The last two days have been a blur. I spent yesterday at Mom and Dad's waiting for the hospital bed to be delivered. Also met with his hospice nurse. These sound like simple things..but it took all day.
Got a call last night around 9:40pm from Mom. Dad was on the floor again having worked his way out of the hospital bed despite the side rails. I drove across town and got Dad up off the floor and into his chair. He told me that a guy in a bathrobe named Bill had been beside his bed. he also said he saw water on the ceiling. I listened and told him that there wasn't any water to worry about in the apartment. He said he wanted to go back to bed so I lifted him and moved him the few feet to the bed. Once I got him positioned I talked to Mom and told her to call 911 if he got out of the bed again.
I woke up this morning at 5:15am and called Mark. I asked him to go check in on them so I could get to work. On the way to work my phone rang again. Mom was upset because Dad was so restless. She was fearful that he would fall again and asked me to come over right away. I turned the car around, pulled into a parking lot and called the hospice nurse. I told her that I thought the home care was not going to work...she agreed that Mom could not handle him. I can't be there 24 hours a day....she called in a prescription for some
meds to help with Dad's anxiety. She also told me that they would start calling around looking for a place that would be available for Dad.
When I got to the apartment Dad seemed kind of agitated. I talked to him and saw that he was pretty disoriented. I eventually moved him from his chair back to the bed. I told Mom that it was a good time for her to get some rest. She laid down on the sofa and went right to sleep. I was in communication with the hospice nurse and social worker all day. I also got the hospice
meds out of the mailbox and gave Dad a
Haldol and some liquid morphine. It took a couple of hours but he finally settled down and seemed to drift off to sleep.
I got a call from the hospice nurse. She had spoken to his oncologist about the posibility of admitting Dad the hospital. I had also spoken to his nurse. He refused to admit Dad. I asked the hospice nurse why...her answer floored me. She thought he didn't want to do the paperwork! I told her I had had a problem with this guy from the beginning when I spoke to him about my concerns regarding Dad staying at home. He agreed it was dangerous..not a good situation...but offered no alternatives. I am going to write the Polyclinic a letter and give the administrators a piece of my mind. This guy may be a scientist and a good diagnostician, but he is not a well rounded doctor. He should be caring for the whole patient.
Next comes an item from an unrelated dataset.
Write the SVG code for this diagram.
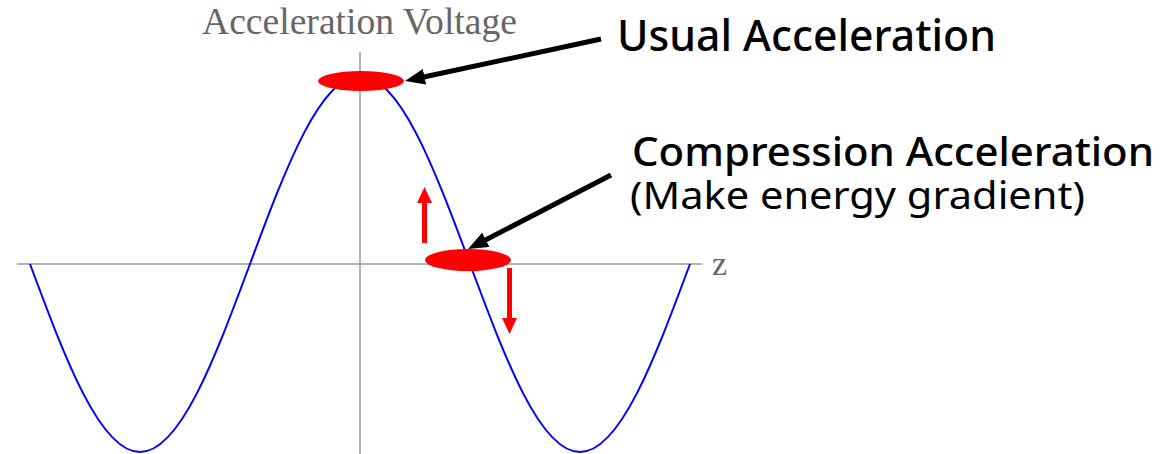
<svg xmlns="http://www.w3.org/2000/svg" width="1172" height="454" viewBox="0 0 1172 454">
<style>
.axis{stroke:#999;stroke-width:1.5;fill:none}
.wave{stroke:#0000ff;stroke-width:2;fill:none}
.spot{fill:#ff0000}
.ptr{stroke:#000;stroke-width:5;fill:none;stroke-linecap:butt}
.red{stroke:#ff0000;stroke-width:5;fill:none}
.redhead{fill:#ff0000}
.serif{font-family:"Liberation Serif","Times New Roman",serif;fill:#666}
.label{font-family:"Noto Sans","Open Sans","Liberation Sans",sans-serif;fill:#000}
</style>
<defs>
<marker id="ah" viewBox="0 0 20 16" refX="8" refY="8" markerWidth="20" markerHeight="16" markerUnits="userSpaceOnUse" orient="auto">
<path d="M0,0 L20,8 L0,16 z" fill="#000"/>
</marker>
</defs>
<g id="axes">
<line class="axis" x1="17" y1="264" x2="702" y2="264"/>
<line class="axis" x1="360" y1="52" x2="360" y2="454"/>
<text class="serif" x="202" y="34" font-size="37" textLength="315" lengthAdjust="spacingAndGlyphs">Acceleration Voltage</text>
<text class="serif" x="712" y="275" font-size="34">z</text>
</g>
<g id="wave">
<path class="wave" d="M30,264 C65.87,360.31 100.19,452 140,452 C179.81,452 214.13,360.31 250,264 C285.87,167.69 320.19,76 360,76 C399.81,76 434.13,167.69 470,264 C505.87,360.31 540.19,452 580,452 C619.81,452 654.13,360.31 690,264"/>
</g>
<g id="usual-spot">
<ellipse class="spot" cx="361" cy="81" rx="43" ry="10"/>
</g>
<g id="compression-spot">
<ellipse class="spot" cx="468" cy="260" rx="43" ry="11"/>
</g>
<g id="red-arrows">
<line class="red" x1="424.5" y1="243" x2="424.5" y2="201"/>
<polygon class="redhead" points="417,203 424.5,187 432,203"/>
<line class="red" x1="509.5" y1="268" x2="509.5" y2="320"/>
<polygon class="redhead" points="502,318 509.5,334 517,318"/>
</g>
<g id="connectors">
<line class="ptr" x1="601" y1="39" x2="416.7" y2="78.5" marker-end="url(#ah)"/>
<line class="ptr" x1="611" y1="175" x2="478.7" y2="243.5" marker-end="url(#ah)"/>
</g>
<g id="usual-label">
<text class="label" x="617" y="51" font-size="43" font-weight="500" textLength="379" lengthAdjust="spacingAndGlyphs">Usual Acceleration</text>
</g>
<g id="compression-label">
<text class="label" x="632" y="166" font-size="40" font-weight="500" textLength="522" lengthAdjust="spacingAndGlyphs">Compression Acceleration</text>
<text class="label" x="630" y="209" font-size="38" textLength="455" lengthAdjust="spacingAndGlyphs">(Make energy gradient)</text>
</g>
</svg>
The social worker called with the news that a place had been found around 2pm. Shortly thereafter the hospice nurse showed up to talk with Mom and I and assess Dad. After she left Mom and I got Dad's things together...undershirts, socks, underwear, toiletries, comb, brush, and bottles of pills.
The
cabulance driver arrived right on schedule at 4pm. She informed me that the person who normally moved him would need to put him in the chair. It was up to me to make sure he got transferred to the chair that would take him to the safety and comfort of the nursing home. I got him in the chair..he was complaining that I was hurting him. I had to just block that out and do the best I could to move 120 lbs. of limp weight. We got him down the steps in the main lobby..fortunately the housekeeper came along and helped us. Once he was buckled in we took off...it was a short ride...the driver told me that Dad was smiling while they were driving.
We rolled him in and and took him to his room. They switched out the beds because Dad was prone to getting out of his...no rails on the bed...but it can be moved very close to the floor. I talked with the night nurse, explained his
meds., etc. The night hospice nurse came in and we talked for a few minutes. I really liked her...enough to really talk about Dad and cry a little while we were standing over him.
I left and went back to Mom to tell her how the admission went...what the place was like...what his room was like etc. She was glad that I came over to talk with her and said that she felt numb. I told I felt the same way. I told her I would be back in the morning to meet with her and the social worker. We need to work out a longer term plan as this current situation is a 5 day respite stay.
Drove home, cleaned out the refrigerator, ate the great dinner Pamela prepared. Talked with my good friend Meredith in California...she is a great help...having gone through this with both of her parents. After I finished this entry I am heading to bed.
Dad is safe tonight...Mom is getting some sleep and hopefully I will too. It has been a day of mixed emotions...Dad is slipping away. All I can do for him now is make sure that he is safe and comfortable.